New Species of Pterosaur Discovered by Four-Year-Old Girl
Pterosaur remains have been discovered before, but they haven't all been discovered by a four-year-old. A new species of this flying reptile was uncovered by a little girl; now, the pterosaur has been named in her honor.
Pterosaurs once roamed the Earth during the Cretaceous, living worldwide in all kinds of different environments. The reptiles had the ability of powered flight--actively gaining height and taking off from the ground rather than just gliding or soaring. In addition, pterosaurs had short, fur-like reptilian "hair" which has been observed in the soft tissue preserved in some fossils. They ranged greatly in size, with some of them possessing a wingspan that stretched up to 42 feet. The recent find, though, only had about a two-foot wingspan and was small-bodied. Yet even so, it lived alongside the much larger ornithocheirids and istiodactylids.

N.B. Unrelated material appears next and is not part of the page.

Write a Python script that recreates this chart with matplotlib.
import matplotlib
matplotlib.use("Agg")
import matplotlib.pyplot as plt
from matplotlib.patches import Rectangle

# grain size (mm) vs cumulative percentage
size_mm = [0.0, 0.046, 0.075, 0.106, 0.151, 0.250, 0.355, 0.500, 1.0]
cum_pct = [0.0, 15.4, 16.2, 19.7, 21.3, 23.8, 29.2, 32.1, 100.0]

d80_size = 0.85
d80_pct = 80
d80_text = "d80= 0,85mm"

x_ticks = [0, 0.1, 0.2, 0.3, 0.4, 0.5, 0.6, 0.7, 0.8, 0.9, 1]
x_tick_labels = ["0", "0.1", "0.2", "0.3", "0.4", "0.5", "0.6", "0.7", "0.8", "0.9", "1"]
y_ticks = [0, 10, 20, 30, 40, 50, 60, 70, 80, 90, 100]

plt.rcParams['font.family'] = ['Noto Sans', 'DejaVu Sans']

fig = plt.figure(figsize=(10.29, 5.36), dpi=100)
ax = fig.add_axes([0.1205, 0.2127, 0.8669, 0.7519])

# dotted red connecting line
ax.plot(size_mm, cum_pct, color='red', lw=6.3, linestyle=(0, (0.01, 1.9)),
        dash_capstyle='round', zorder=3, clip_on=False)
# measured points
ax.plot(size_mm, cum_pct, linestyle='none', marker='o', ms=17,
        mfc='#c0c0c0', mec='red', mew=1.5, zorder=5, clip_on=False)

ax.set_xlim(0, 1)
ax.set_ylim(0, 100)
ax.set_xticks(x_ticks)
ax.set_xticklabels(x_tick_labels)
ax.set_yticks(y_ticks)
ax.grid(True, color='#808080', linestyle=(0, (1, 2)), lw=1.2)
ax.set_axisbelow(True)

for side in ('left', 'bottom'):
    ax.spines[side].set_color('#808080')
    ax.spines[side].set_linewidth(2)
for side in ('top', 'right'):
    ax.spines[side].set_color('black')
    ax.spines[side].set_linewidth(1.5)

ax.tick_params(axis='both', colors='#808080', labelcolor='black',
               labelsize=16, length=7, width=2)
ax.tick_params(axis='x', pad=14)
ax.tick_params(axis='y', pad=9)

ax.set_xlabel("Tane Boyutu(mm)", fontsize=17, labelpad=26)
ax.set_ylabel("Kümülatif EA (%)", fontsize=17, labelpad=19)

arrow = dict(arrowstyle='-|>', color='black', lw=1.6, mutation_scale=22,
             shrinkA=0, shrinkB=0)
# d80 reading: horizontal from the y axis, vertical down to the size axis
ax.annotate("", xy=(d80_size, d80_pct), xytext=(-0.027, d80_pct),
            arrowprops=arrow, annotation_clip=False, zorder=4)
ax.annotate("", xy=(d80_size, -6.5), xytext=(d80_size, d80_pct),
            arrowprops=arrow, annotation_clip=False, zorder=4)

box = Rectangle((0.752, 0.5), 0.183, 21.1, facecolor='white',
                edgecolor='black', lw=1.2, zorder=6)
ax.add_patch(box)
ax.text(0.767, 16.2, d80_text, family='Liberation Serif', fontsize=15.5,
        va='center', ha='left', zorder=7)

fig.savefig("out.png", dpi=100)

The new species that was discovered is now named Vectidraco daisymorrisae. "Vectidraco" means "dragon from the Isle of Wight" while "daisymorrisae" honors the founder, Daisy Morris. According to her mother, Daisy had been an avid fossil hunter since she was three. When she came across blackened bones sticking out of the sand on the Isle of Wight in 2009, the young girl quickly dug them up. The family eventually presented the girl's findings to Southampton University's Martin Simpson, a fossil expert.
Without Daisy, in fact, the fossil may have never been found. The Isle of Wight's coastline is slowly eroding, which means that the pterosaur remains would have eventually been washed away over time.
The island itself, though, is receiving quite a bit of attention. More and more fossils are being unearthed from its shoreline and it's known to some as the "dinosaur capital of Great Britain." The recent announcement comes only a week after the discovery of an almost complete skeleton of a 12-foot long dinosaur on the same island.
The fossil has now been donated to the Natural History Museum and the findings are published in PLOS One.